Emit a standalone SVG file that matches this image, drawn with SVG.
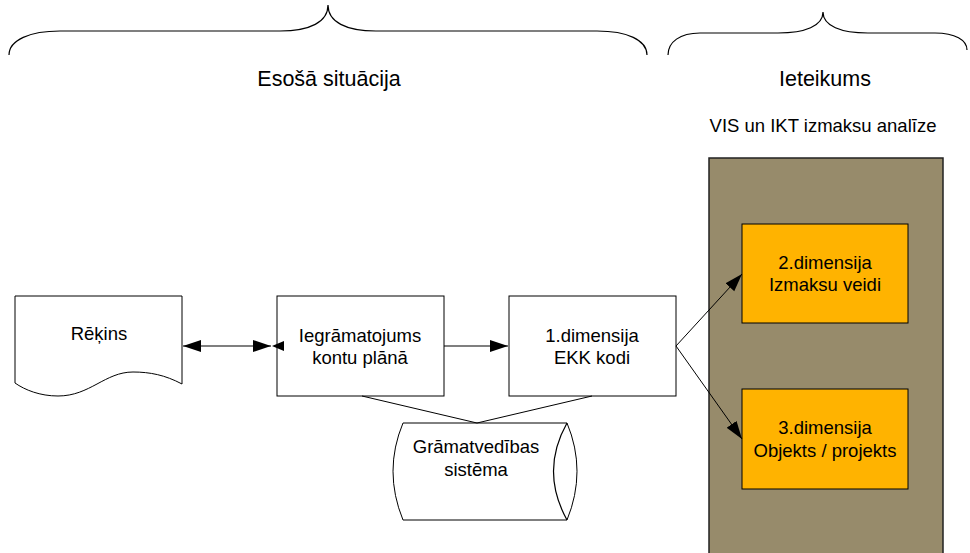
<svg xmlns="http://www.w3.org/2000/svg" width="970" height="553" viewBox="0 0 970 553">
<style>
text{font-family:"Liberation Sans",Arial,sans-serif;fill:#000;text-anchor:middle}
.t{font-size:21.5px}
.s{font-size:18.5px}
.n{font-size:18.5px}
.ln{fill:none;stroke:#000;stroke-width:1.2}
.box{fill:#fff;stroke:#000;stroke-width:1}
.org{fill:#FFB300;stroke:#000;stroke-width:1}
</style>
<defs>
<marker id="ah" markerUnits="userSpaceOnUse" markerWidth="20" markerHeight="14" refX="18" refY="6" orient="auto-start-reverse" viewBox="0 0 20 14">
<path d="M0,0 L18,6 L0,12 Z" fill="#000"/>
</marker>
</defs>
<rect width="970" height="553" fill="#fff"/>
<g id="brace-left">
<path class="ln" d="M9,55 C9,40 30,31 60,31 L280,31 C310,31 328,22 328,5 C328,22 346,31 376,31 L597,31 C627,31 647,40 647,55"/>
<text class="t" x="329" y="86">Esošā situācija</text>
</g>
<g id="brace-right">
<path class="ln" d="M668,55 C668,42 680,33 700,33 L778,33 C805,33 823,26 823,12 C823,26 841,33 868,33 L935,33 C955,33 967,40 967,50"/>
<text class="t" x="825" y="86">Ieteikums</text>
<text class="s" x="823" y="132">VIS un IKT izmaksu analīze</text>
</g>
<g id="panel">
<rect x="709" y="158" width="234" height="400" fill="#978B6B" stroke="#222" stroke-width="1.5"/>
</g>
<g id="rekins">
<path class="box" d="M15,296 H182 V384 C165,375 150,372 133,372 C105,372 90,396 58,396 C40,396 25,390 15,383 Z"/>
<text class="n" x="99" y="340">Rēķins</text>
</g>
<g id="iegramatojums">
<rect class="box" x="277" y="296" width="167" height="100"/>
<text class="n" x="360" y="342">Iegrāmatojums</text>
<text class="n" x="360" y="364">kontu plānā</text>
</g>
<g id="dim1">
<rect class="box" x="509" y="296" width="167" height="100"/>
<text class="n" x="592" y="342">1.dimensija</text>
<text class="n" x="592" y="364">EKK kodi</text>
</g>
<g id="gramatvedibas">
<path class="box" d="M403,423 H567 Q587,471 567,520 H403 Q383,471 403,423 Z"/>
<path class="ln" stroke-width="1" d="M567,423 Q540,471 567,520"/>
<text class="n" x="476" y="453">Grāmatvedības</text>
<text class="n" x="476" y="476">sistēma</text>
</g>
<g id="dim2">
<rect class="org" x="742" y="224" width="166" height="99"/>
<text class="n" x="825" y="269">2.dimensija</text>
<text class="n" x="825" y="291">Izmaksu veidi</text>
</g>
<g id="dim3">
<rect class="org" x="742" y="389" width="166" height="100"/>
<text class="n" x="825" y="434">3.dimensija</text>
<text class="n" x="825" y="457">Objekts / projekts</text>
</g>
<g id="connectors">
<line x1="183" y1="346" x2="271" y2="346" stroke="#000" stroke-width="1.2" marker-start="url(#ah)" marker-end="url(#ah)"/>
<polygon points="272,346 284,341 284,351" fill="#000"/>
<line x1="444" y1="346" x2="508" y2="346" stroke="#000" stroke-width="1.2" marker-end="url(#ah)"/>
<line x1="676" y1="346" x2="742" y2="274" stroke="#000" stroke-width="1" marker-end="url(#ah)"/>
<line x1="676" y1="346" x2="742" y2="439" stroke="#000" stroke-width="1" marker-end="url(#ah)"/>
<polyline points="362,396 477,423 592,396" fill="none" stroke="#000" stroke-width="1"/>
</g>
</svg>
++++++++++++++++++++
Omit every picture, then repeat the remaining data exactly as it appears above.

Emit a standalone SVG file that matches this image, drawn with SVG.
<svg xmlns="http://www.w3.org/2000/svg" width="970" height="553" viewBox="0 0 970 553">
<style>
text{font-family:"Liberation Sans",Arial,sans-serif;fill:#000;text-anchor:middle}
.t{font-size:21.5px}
.s{font-size:18.5px}
.n{font-size:18.5px}
.ln{fill:none;stroke:#000;stroke-width:1.2}
.box{fill:#fff;stroke:#000;stroke-width:1}
.org{fill:#FFB300;stroke:#000;stroke-width:1}
</style>
<defs>
<marker id="ah" markerUnits="userSpaceOnUse" markerWidth="20" markerHeight="14" refX="18" refY="6" orient="auto-start-reverse" viewBox="0 0 20 14">
<path d="M0,0 L18,6 L0,12 Z" fill="#000"/>
</marker>
</defs>
<rect width="970" height="553" fill="#fff"/>
<g id="brace-left">
<path class="ln" d="M9,55 C9,40 30,31 60,31 L280,31 C310,31 328,22 328,5 C328,22 346,31 376,31 L597,31 C627,31 647,40 647,55"/>
<text class="t" x="329" y="86">Esošā situācija</text>
</g>
<g id="brace-right">
<path class="ln" d="M668,55 C668,42 680,33 700,33 L778,33 C805,33 823,26 823,12 C823,26 841,33 868,33 L935,33 C955,33 967,40 967,50"/>
<text class="t" x="825" y="86">Ieteikums</text>
<text class="s" x="823" y="132">VIS un IKT izmaksu analīze</text>
</g>
<g id="panel">
<rect x="709" y="158" width="234" height="400" fill="#978B6B" stroke="#222" stroke-width="1.5"/>
</g>
<g id="rekins">
<path class="box" d="M15,296 H182 V384 C165,375 150,372 133,372 C105,372 90,396 58,396 C40,396 25,390 15,383 Z"/>
<text class="n" x="99" y="340">Rēķins</text>
</g>
<g id="iegramatojums">
<rect class="box" x="277" y="296" width="167" height="100"/>
<text class="n" x="360" y="342">Iegrāmatojums</text>
<text class="n" x="360" y="364">kontu plānā</text>
</g>
<g id="dim1">
<rect class="box" x="509" y="296" width="167" height="100"/>
<text class="n" x="592" y="342">1.dimensija</text>
<text class="n" x="592" y="364">EKK kodi</text>
</g>
<g id="gramatvedibas">
<path class="box" d="M403,423 H567 Q587,471 567,520 H403 Q383,471 403,423 Z"/>
<path class="ln" stroke-width="1" d="M567,423 Q540,471 567,520"/>
<text class="n" x="476" y="453">Grāmatvedības</text>
<text class="n" x="476" y="476">sistēma</text>
</g>
<g id="dim2">
<rect class="org" x="742" y="224" width="166" height="99"/>
<text class="n" x="825" y="269">2.dimensija</text>
<text class="n" x="825" y="291">Izmaksu veidi</text>
</g>
<g id="dim3">
<rect class="org" x="742" y="389" width="166" height="100"/>
<text class="n" x="825" y="434">3.dimensija</text>
<text class="n" x="825" y="457">Objekts / projekts</text>
</g>
<g id="connectors">
<line x1="183" y1="346" x2="271" y2="346" stroke="#000" stroke-width="1.2" marker-start="url(#ah)" marker-end="url(#ah)"/>
<polygon points="272,346 284,341 284,351" fill="#000"/>
<line x1="444" y1="346" x2="508" y2="346" stroke="#000" stroke-width="1.2" marker-end="url(#ah)"/>
<line x1="676" y1="346" x2="742" y2="274" stroke="#000" stroke-width="1" marker-end="url(#ah)"/>
<line x1="676" y1="346" x2="742" y2="439" stroke="#000" stroke-width="1" marker-end="url(#ah)"/>
<polyline points="362,396 477,423 592,396" fill="none" stroke="#000" stroke-width="1"/>
</g>
</svg>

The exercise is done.